Exclusive: Christian Wiman Discusses Faith as He Leaves World's Top Poetry Magazine
How much is spiritual experience—prayer, solitude, and the like—a part of your artistic process?
I think poetry is how religious feeling survived in me during all those years of unbelief, and it remains the most intense experience I have of another order of being entering my own. But poems are not contemplative or peaceful times for me; they're chaotic and can wreck my life for a while. They're also few and far between, and you can't (or I can't) build a spiritual life on that kind of intermittent intensity.
So I try to pray every day, usually in a little chapel near where I work, sometimes in a cathedral because I like the huge estrangement of it, the volatile silence. I feel no connection between prayer and poetry, except for the poems that I have written as prayers. Poetry is a much more powerful experience for me than prayer, but I feel this to be a weakness in me. I'm still just learning how to pray.

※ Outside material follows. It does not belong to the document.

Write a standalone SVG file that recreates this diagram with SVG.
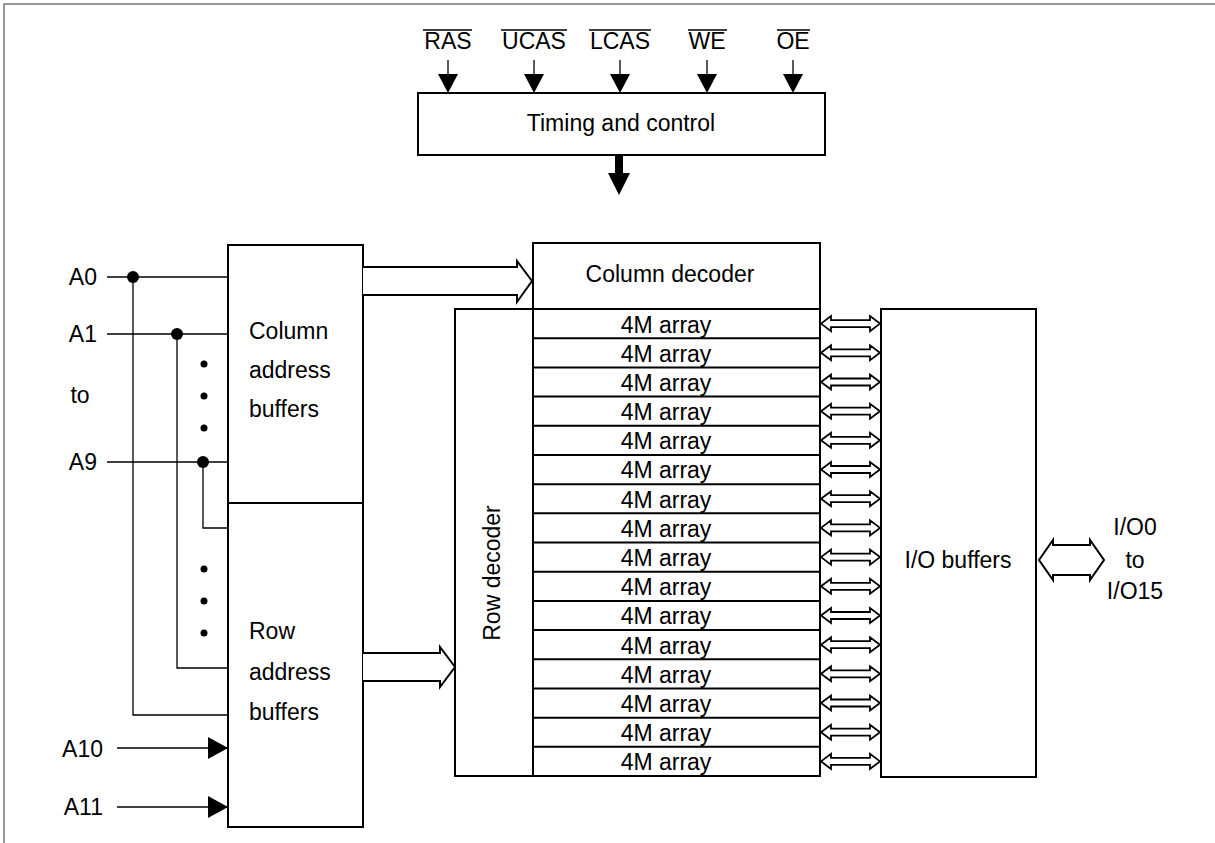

In your essays, you often appeal to the work of Christian mystics (like Meister Eckhart, Thomas Traherne, George Herbert, Marguerite Porete, Weil). What draws you to the mystics?
Partly I feel envy. I want to be taken over by God. I want to have the kind of disciplined inwardness that allows the ego to be annihilated. I want the kind of revelation that precedes all doctrine and dogma, is the reason for all doctrine and dogma. Christ's life is one long revelation; everything after that merely grows up from it.
But then, too, all of these writers have an artistic consciousness. I understand the language they speak, though I don't quite speak it myself, or maybe speak a different dialect. The energy of art may be prior to religion, but religion, paradoxically, is a way of sustaining and surviving the psychic storm of that original energy (just as ritual and doctrine are ways of stabilizing and preserving the awful power of mystical revelation). Art for its own sake, art that has no answering "other," will eventually eat you alive.
You have written that one measure of a genuine spiritual experience is the extent to which it "demands uncomfortable change." What kinds of "uncomfortable changes" have you experienced in your life?
That's what my wife always asks me!
I would like to think of this new book as a viable answer to your question, but solitary writing is quite natural to me, and we should be suspicious when God's call conforms so neatly to our own inclinations.
More relevant, maybe, are the many speaking engagements, including sermons, I have taken on at religious schools and organizations in the past few years. This is new to me and, while very gratifying, has at times been quite discomfiting. I have also become deliberate about being open and honest about my thoughts of God. Maybe not so honest in secular settings. That, too, has provoked some useful but uncomfortable exchanges.
Still, the question is a thorn in my brain. I feel that I spend too much time agonizing over what faith might mean, rather than simply acting in accordance with my instincts. Dietrich Bonhoeffer once wrote that only the person who obeys believes. It is a hard road, but the right one. I will probably end up as a preacher after all.